TASK TO COMPLETE:
Pictures excluded, reproduce exactly the lines below from the one with "Rebuild this chart" through the one with "p.title.text_color = INK", both included.
>> BEGIN PROVIDED RECORDS
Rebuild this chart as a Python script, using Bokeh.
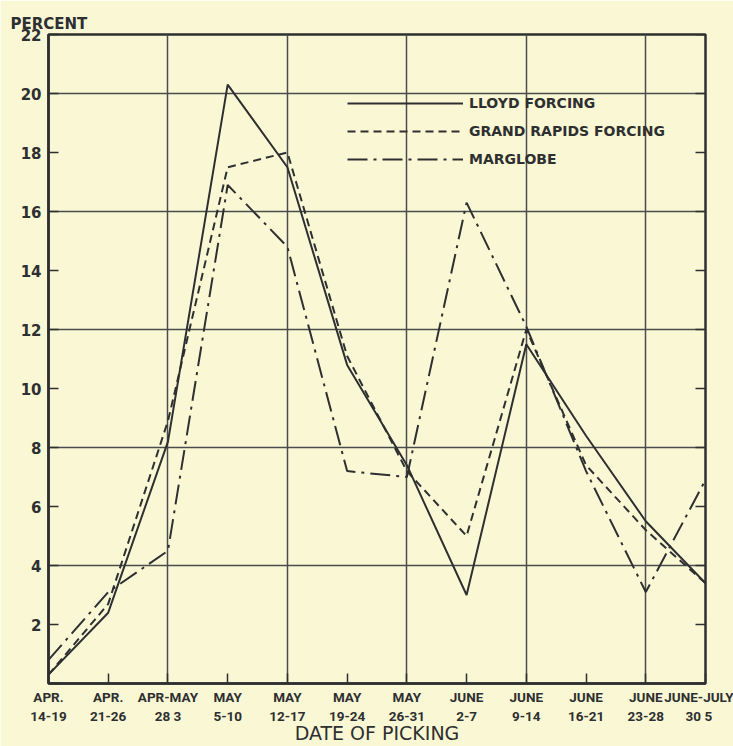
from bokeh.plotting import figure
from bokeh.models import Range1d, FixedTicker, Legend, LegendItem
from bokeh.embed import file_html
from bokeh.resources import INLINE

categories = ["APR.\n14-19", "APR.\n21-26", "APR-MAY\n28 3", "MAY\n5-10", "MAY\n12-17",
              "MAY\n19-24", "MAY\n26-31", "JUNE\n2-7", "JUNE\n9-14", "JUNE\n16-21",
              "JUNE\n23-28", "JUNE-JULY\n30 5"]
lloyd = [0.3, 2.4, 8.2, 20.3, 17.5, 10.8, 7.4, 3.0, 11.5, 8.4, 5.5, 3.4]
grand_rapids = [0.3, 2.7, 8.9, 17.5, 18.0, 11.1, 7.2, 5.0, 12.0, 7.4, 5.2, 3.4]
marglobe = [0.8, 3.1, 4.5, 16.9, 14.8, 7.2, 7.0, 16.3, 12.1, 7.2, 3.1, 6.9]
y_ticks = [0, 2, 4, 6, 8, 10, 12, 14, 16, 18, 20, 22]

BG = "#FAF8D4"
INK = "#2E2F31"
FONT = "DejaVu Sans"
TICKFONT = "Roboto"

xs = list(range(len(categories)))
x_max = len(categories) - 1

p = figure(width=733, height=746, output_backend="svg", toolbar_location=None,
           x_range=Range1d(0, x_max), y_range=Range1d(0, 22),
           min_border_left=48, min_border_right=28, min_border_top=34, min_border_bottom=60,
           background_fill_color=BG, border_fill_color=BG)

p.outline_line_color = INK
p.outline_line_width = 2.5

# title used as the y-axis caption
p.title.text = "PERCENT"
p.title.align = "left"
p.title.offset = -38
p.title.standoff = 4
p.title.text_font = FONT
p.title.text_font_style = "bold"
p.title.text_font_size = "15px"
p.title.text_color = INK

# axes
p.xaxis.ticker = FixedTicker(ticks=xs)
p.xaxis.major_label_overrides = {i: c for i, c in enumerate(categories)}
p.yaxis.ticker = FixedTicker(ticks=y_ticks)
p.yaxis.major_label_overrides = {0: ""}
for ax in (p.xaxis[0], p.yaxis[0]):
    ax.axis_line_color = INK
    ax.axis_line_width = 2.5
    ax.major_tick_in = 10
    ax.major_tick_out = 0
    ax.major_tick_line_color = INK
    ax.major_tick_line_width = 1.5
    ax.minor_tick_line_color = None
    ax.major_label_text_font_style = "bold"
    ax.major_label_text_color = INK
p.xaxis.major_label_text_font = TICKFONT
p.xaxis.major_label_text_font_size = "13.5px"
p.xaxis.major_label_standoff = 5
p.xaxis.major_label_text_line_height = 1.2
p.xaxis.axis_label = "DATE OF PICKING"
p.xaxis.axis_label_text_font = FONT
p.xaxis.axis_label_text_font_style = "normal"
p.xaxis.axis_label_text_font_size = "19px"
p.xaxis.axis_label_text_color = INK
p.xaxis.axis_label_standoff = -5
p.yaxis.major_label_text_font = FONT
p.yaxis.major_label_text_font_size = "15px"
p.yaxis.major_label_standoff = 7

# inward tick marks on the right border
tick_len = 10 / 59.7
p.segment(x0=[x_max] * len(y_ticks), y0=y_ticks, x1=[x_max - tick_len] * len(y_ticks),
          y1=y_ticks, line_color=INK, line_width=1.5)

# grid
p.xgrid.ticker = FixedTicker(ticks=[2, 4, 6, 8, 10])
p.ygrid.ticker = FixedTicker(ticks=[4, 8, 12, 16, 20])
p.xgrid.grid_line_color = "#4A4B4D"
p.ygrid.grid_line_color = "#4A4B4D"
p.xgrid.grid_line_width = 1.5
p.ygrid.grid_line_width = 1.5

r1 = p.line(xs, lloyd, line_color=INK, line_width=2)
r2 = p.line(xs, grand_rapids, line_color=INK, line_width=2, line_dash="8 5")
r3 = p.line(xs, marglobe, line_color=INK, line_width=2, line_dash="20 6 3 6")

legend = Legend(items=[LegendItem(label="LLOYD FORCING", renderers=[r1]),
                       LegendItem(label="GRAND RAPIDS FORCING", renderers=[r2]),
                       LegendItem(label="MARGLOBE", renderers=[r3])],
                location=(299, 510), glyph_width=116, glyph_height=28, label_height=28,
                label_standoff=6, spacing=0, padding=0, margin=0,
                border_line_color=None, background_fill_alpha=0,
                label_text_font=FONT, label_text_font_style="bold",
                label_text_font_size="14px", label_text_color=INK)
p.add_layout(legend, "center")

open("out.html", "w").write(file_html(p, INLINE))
>> END PROVIDED RECORDS
>> BEGIN PROVIDED RECORDS
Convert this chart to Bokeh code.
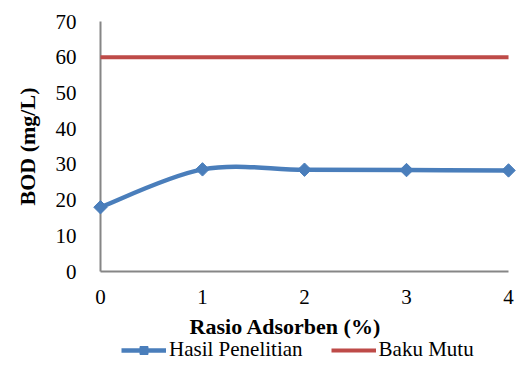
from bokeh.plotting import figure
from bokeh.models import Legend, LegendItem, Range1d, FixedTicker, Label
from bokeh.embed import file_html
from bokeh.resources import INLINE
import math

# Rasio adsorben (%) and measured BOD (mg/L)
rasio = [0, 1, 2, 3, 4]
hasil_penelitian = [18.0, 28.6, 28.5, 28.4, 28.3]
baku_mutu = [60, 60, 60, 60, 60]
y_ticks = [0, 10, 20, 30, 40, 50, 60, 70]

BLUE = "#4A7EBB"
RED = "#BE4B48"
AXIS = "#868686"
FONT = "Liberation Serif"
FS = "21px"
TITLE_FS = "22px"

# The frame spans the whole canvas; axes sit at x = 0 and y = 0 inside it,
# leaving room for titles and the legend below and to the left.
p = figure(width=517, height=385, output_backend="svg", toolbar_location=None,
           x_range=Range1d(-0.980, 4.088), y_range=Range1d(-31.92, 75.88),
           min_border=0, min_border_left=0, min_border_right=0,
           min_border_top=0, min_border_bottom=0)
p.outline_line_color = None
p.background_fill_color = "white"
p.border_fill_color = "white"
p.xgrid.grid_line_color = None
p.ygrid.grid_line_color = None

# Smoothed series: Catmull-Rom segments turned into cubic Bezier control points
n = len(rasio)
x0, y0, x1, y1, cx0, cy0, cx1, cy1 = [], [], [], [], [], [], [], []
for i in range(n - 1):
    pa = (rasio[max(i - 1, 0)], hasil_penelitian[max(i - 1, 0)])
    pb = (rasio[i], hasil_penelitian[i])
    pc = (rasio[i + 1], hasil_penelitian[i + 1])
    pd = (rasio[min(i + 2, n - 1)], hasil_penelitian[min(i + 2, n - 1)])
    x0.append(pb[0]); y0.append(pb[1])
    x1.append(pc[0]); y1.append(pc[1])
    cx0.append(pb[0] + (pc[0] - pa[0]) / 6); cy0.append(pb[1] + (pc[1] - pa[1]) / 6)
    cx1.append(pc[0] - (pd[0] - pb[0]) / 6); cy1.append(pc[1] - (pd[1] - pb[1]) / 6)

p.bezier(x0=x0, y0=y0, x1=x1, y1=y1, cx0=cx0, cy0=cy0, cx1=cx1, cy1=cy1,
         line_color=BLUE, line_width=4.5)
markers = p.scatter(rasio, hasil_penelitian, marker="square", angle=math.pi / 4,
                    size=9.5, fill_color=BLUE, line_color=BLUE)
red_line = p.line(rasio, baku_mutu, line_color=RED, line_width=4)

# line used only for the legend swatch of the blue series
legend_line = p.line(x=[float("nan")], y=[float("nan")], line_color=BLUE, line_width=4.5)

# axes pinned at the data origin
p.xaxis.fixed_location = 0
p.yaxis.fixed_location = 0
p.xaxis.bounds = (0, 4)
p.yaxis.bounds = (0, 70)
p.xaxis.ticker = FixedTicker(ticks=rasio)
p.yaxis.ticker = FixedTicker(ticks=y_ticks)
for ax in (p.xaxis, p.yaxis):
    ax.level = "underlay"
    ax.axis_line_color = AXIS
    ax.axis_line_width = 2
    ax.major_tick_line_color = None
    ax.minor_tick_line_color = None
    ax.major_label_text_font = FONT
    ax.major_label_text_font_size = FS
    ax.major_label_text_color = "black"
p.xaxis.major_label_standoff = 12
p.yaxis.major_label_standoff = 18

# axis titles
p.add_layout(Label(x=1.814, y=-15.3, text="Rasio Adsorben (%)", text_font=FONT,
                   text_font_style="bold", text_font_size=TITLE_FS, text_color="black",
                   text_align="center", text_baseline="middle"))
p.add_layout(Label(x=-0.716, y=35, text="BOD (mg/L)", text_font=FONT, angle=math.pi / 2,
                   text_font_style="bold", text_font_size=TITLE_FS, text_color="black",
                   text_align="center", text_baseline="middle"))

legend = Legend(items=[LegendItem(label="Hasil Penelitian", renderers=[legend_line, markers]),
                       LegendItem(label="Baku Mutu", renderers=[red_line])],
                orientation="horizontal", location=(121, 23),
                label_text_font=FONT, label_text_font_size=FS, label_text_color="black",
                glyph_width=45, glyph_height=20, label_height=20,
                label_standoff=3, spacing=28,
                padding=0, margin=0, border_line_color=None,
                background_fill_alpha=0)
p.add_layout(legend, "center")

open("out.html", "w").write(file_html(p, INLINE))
>> END PROVIDED RECORDS
>> BEGIN PROVIDED RECORDS
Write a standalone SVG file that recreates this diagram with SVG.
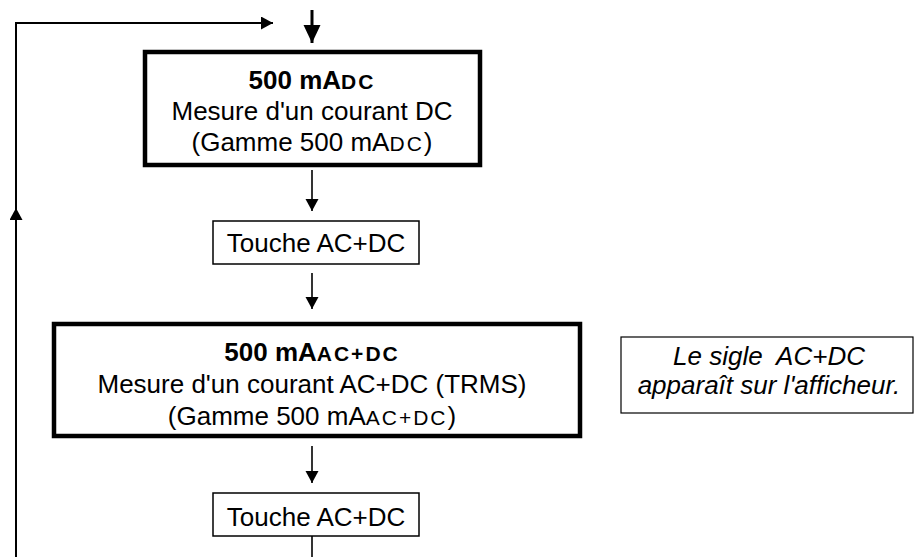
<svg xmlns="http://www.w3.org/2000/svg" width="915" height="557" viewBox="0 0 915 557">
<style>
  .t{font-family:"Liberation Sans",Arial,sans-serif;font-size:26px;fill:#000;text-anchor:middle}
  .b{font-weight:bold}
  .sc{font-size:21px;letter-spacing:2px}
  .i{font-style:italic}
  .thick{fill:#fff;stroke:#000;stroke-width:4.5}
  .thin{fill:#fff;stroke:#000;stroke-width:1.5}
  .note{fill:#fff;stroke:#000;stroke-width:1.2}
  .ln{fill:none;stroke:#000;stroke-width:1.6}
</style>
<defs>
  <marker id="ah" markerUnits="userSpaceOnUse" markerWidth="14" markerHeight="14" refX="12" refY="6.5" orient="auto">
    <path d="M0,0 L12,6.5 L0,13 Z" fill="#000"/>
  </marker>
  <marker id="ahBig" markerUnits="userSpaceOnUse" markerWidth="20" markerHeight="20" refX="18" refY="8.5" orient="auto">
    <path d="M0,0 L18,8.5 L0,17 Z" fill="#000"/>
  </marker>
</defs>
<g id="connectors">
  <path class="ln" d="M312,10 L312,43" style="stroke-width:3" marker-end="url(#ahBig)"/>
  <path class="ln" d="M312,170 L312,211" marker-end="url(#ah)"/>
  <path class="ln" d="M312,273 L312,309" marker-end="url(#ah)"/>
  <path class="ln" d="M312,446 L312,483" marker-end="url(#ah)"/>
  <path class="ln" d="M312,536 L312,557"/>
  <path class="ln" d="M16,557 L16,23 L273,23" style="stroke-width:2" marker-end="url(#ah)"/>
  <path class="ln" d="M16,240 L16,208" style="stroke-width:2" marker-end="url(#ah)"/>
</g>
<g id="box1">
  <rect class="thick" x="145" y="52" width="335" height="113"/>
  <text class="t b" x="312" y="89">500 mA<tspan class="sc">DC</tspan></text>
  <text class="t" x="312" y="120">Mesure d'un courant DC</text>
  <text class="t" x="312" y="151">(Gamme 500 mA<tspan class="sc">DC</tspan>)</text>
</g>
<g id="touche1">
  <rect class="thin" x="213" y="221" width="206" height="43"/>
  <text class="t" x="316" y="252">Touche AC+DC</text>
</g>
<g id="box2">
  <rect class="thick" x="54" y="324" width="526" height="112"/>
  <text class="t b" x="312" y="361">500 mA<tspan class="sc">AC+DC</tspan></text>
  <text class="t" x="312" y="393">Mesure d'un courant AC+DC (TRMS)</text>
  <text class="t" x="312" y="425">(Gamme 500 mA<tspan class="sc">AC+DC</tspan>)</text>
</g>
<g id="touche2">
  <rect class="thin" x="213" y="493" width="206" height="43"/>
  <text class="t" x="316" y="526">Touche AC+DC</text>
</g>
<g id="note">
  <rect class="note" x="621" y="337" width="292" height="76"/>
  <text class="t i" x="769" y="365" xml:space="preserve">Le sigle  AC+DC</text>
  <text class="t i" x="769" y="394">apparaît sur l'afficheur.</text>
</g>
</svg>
>> END PROVIDED RECORDS
THE SOLUTION:
Rebuild this chart as a Python script, using Bokeh.
from bokeh.plotting import figure
from bokeh.models import Range1d, FixedTicker, Legend, LegendItem
from bokeh.embed import file_html
from bokeh.resources import INLINE

categories = ["APR.\n14-19", "APR.\n21-26", "APR-MAY\n28 3", "MAY\n5-10", "MAY\n12-17",
              "MAY\n19-24", "MAY\n26-31", "JUNE\n2-7", "JUNE\n9-14", "JUNE\n16-21",
              "JUNE\n23-28", "JUNE-JULY\n30 5"]
lloyd = [0.3, 2.4, 8.2, 20.3, 17.5, 10.8, 7.4, 3.0, 11.5, 8.4, 5.5, 3.4]
grand_rapids = [0.3, 2.7, 8.9, 17.5, 18.0, 11.1, 7.2, 5.0, 12.0, 7.4, 5.2, 3.4]
marglobe = [0.8, 3.1, 4.5, 16.9, 14.8, 7.2, 7.0, 16.3, 12.1, 7.2, 3.1, 6.9]
y_ticks = [0, 2, 4, 6, 8, 10, 12, 14, 16, 18, 20, 22]

BG = "#FAF8D4"
INK = "#2E2F31"
FONT = "DejaVu Sans"
TICKFONT = "Roboto"

xs = list(range(len(categories)))
x_max = len(categories) - 1

p = figure(width=733, height=746, output_backend="svg", toolbar_location=None,
           x_range=Range1d(0, x_max), y_range=Range1d(0, 22),
           min_border_left=48, min_border_right=28, min_border_top=34, min_border_bottom=60,
           background_fill_color=BG, border_fill_color=BG)

p.outline_line_color = INK
p.outline_line_width = 2.5

# title used as the y-axis caption
p.title.text = "PERCENT"
p.title.align = "left"
p.title.offset = -38
p.title.standoff = 4
p.title.text_font = FONT
p.title.text_font_style = "bold"
p.title.text_font_size = "15px"
p.title.text_color = INK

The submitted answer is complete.